THE GOSPEL MESSAGE

    Volume 50   Number 11                                                         November 2008
Editor and Publisher - Thomas W. Woody

For Compassion's Sake
Chris Valdivieso


I have two younger brothers. My relationship with them is strained because of turbulent experiences in the past but it is my hope that godly love will one day fully mend broken ties. I can remember a time when the world had not yet blemished our innocence. Paul, who was the middle child, was born to entertain. He brought life to the room and the community knew him as the boy who could sing. He was always a shoe-in for the choir solos at school. He also happened to be one of the local swim team stars. His name was engraved onto plaques to prove it. There was one thing, however, at which Paul struggled. His grades were never very good and like most homes in any city ours took report cards seriously. One afternoon, Paul came home with his report card. It musn’t have been very impressive because I remember hearing our father having a talk with Paul alone. I couldn’t resist eavesdropping.

“You know you can do better than this, Paul! What’s going on with you?” His voice sounded impatient and at a loss. The small boy timidly gives the first answer that comes to his mind.
“I don’t know.” Dad takes a deep breath.
“Look at Christopher. When he sets out for a goal he gives it 100%! You need to be more like your brother.”

Upon hearing this my heart sinks. Instead of feeling proud of myself I begin to feel embarrassed and ashamed of the kind of person I was. A trait that is usually applaused and commended quickly became a source of distress for me and my little brother. I didn’t want to hear anymore of the conversation and walked away.

One night, not long after that talk, I heard someone crying in the kitchen. I went to investigate and I saw Paul sitting at the kitchen table sobbing bitterly. In front of him sat crumpled sheets of cardboard paper strewn across the table. Confused about what was going on I asked him in a quiet tone:

“What’s wrong!?” He wiped his wet face with his t-shirt.
“I can’t do this. I don’t know how to do it.” He choked on another set of tears. Suddenly, I heard a voice come from behind me in another room.

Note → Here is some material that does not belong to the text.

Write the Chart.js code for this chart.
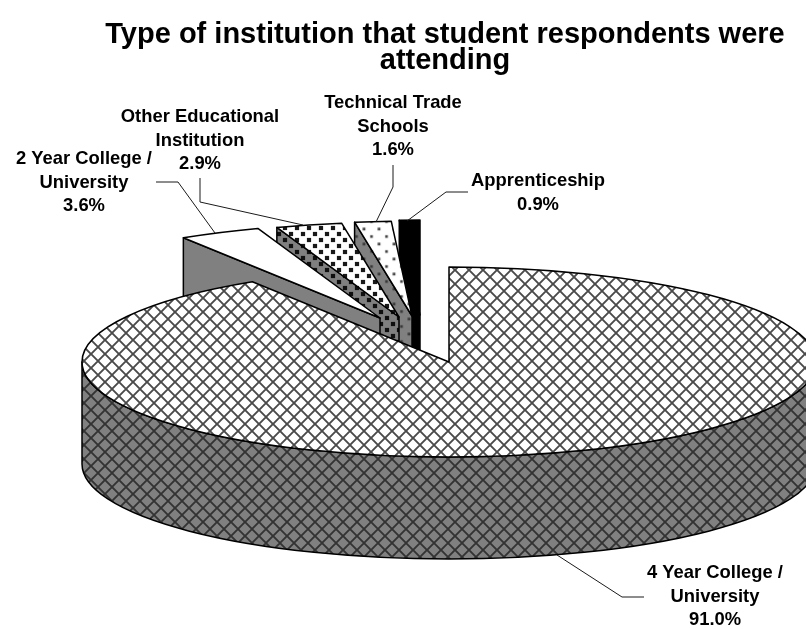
<!DOCTYPE html>
<html>
<head>
<meta charset="utf-8">
<style>html,body{margin:0;padding:0;background:#fff}canvas{display:block}</style>
<script src="https://cdn.jsdelivr.net/npm/chart.js@4"></script>
</head>
<body>
<canvas id="c" width="806" height="629"></canvas>
<script>
const titleLines = ['Type of institution that student respondents were', 'attending'];
const categories = ['4 Year College / University', '2 Year College / University', 'Other Educational Institution', 'Technical Trade Schools', 'Apprenticeship'];
const values = [91.0, 3.6, 2.9, 1.6, 0.9];
const labelLines = [['4 Year College /', 'University'], ['2 Year College /', 'University'], ['Other Educational', 'Institution'], ['Technical Trade', 'Schools'], ['Apprenticeship']];

// projection of the round pie into the tilted 3D look
const view = { cx: 449, cy: 362, rx: 367, ry: 95, depth: 102 };
const explode = [[0, 0], [-69, -44], [-50, -45], [-37, -46], [-29, -47]];
const labelPos = [[715, 573], [84, 159], [200, 117], [393, 103], [538, 181]];
const leaders = [
  [[557, 555], [622, 597], [644, 597]],
  [[156, 182], [178, 182], [215, 233]],
  [[200, 178], [200, 202], [303, 225]],
  [[393, 165], [393, 187], [376, 222]],
  [[468, 192], [446, 192], [407, 221]]
];

function tile(w, h, bg, draw) {
  const t = document.createElement('canvas');
  t.width = w; t.height = h;
  const g = t.getContext('2d');
  g.fillStyle = bg; g.fillRect(0, 0, w, h);
  draw(g);
  return t;
}
function lattice(bg, line) {
  return tile(14, 14, bg, g => {
    g.strokeStyle = line; g.lineWidth = 1.9;
    g.beginPath();
    g.moveTo(-1, -1); g.lineTo(15, 15);
    g.moveTo(15, -1); g.lineTo(-1, 15);
    g.stroke();
  });
}
function dots(size, bg, col, d) {
  return tile(size, size, bg, g => {
    g.fillStyle = col;
    g.fillRect(size / 4 - d / 2, size / 4 - d / 2, d, d);
    g.fillRect(3 * size / 4 - d / 2, 3 * size / 4 - d / 2, d, d);
  });
}

const pie3d = {
  id: 'pie3d',
  beforeDatasetsDraw(chart) {
    const ctx = chart.ctx, v = view;
    const pat = (t, x, y) => {
      const p = ctx.createPattern(t, 'repeat');
      p.setTransform(new DOMMatrix().translate(x, y));
      return p;
    };
    const tops = [
      pat(lattice('#ffffff', '#4a4a4a'), 455, 270), '#ffffff',
      pat(dots(12, '#ffffff', '#181818', 4.2), 300, 231),
      pat(dots(15, '#ffffff', '#444444', 2.7), 375.25, 225.25), '#000000'
    ];
    const walls = [
      pat(lattice('#808080', '#333333'), 455, 270), '#808080',
      pat(dots(12, '#808080', '#101010', 4.2), 300, 231),
      pat(dots(15, '#808080', '#383838', 2.7), 375.25, 225.25), '#000000'
    ];
    const arcs = chart.getDatasetMeta(0).data;
    ctx.save();
    ctx.lineWidth = 1.5;
    ctx.strokeStyle = '#000';
    ctx.lineJoin = 'round';
    const paint = (fill) => { ctx.fillStyle = fill; ctx.fill(); ctx.stroke(); };
    [4, 3, 2, 1].forEach(i => {
      const a = arcs[i].getProps(['startAngle', 'endAngle']);
      const ox = v.cx + explode[i][0], oy = v.cy + explode[i][1];
      const px = ox + v.rx * Math.cos(a.startAngle), py = oy + v.ry * Math.sin(a.startAngle);
      ctx.beginPath();
      ctx.moveTo(px, py);
      ctx.lineTo(px, py + v.depth);
      ctx.lineTo(ox, oy + v.depth);
      ctx.lineTo(ox, oy);
      ctx.closePath();
      paint(walls[i]);
      ctx.beginPath();
      ctx.moveTo(ox, oy);
      ctx.ellipse(ox, oy, v.rx, v.ry, 0, a.startAngle, a.endAngle);
      ctx.closePath();
      paint(tops[i]);
    });
    const m = arcs[0].getProps(['startAngle', 'endAngle']);
    ctx.beginPath();
    ctx.ellipse(v.cx, v.cy, v.rx, v.ry, 0, 0, Math.PI);
    ctx.ellipse(v.cx, v.cy + v.depth, v.rx, v.ry, 0, Math.PI, 0, true);
    ctx.closePath();
    paint(walls[0]);
    ctx.beginPath();
    ctx.moveTo(v.cx, v.cy);
    ctx.ellipse(v.cx, v.cy, v.rx, v.ry, 0, m.startAngle, m.endAngle);
    ctx.closePath();
    paint(tops[0]);
    ctx.restore();

    ctx.save();
    ctx.strokeStyle = '#1a1a1a';
    ctx.lineWidth = 1;
    leaders.forEach(l => {
      ctx.beginPath();
      l.forEach((p, k) => k ? ctx.lineTo(p[0], p[1]) : ctx.moveTo(p[0], p[1]));
      ctx.stroke();
    });
    ctx.fillStyle = '#000';
    ctx.font = 'bold 18.4px "Liberation Sans", Arial, sans-serif';
    ctx.textAlign = 'center';
    ctx.textBaseline = 'middle';
    values.forEach((val, i) => {
      const lines = labelLines[i].concat([val.toFixed(1) + '%']);
      lines.forEach((t, k) => ctx.fillText(t, labelPos[i][0], labelPos[i][1] + k * 23.7));
    });
    ctx.restore();
    return false;
  }
};

new Chart(document.getElementById('c'), {
  type: 'pie',
  data: { labels: categories, datasets: [{ data: values, borderWidth: 0 }] },
  options: {
    responsive: false,
    animation: false,
    layout: { padding: { left: 84, right: 0, top: 0, bottom: 0 } },
    plugins: {
      legend: { display: false },
      tooltip: { enabled: false },
      title: {
        display: true,
        text: titleLines,
        color: '#000',
        font: { family: '"Liberation Sans", Arial, sans-serif', size: 29, weight: 'bold', lineHeight: 0.9 },
        padding: { top: 22, bottom: 0 }
      }
    }
  },
  plugins: [pie3d]
});
</script>
</body>
</html>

“He waited until the last minute to work on a school project...He’s going to pay the price and he’ll learn his lesson!” Dad was fed up with the bad school grades. I turned back to my little brother who was still crying. Now some people might say that this is a good lesson for an 8-year old to learn but at that moment I saw Paul breaking inside. As good of a father ours was to his three young boys, sometimes he was too hard on them. But we all are only humans after all.

“What are you trying to do?” I asked him. He managed to calm down and explain to me his predicament.
“We need to make a Conestoga Wagon for class. The teacher showed us how to make one out of paper but I forgot how she did it.”
“Do you want me to help you?” He looked up with a surprised expression on his face.
“Sure.”

I sat down next to him at the kitchen table and cleared off the crumpled construction paper.

“It’s ok. We’ll make a cool one!”

Slowly but surely a little wagon took shape on the kitchen table. Paul’s countenance began to change and he began to smile. It had a carriage, wheels, and a canvas cover.

“But we’re missing horses. I can’t draw horses very well.” Paul said. I stop for a moment and realize that I’m not a very good artist either. I start looking around the kitchen.
“Aha! I got it.!” I walk over to a kitchen drawer and pull out our cookie cutters. Two of them happened to be shaped like horses. Paul smiles big this time.

“Oh yeah!” He exclaims. Needless to say, we had one spiffy looking wagon. We admired it together. Paul quickly left the kitchen and went into his bedroom. He reappeared with something in his hand. The mere sight of it almost brought me to tears.
“What are you doing?” I asked him.
“This is all I have to give you.” He held out his piggy bank motioning me to take it.
“You don’t have to give me anything. I just wanted to help you.”
“Thanks, Chris.”

“Finally, all of you be of one mind, having compassion for one another, love as brothers, be tenderhearted, be courteous, not returning evil for evil or reviling for reviling, but on the contrary blessing, knowing that you were called to this, that you may inherit a blessing.”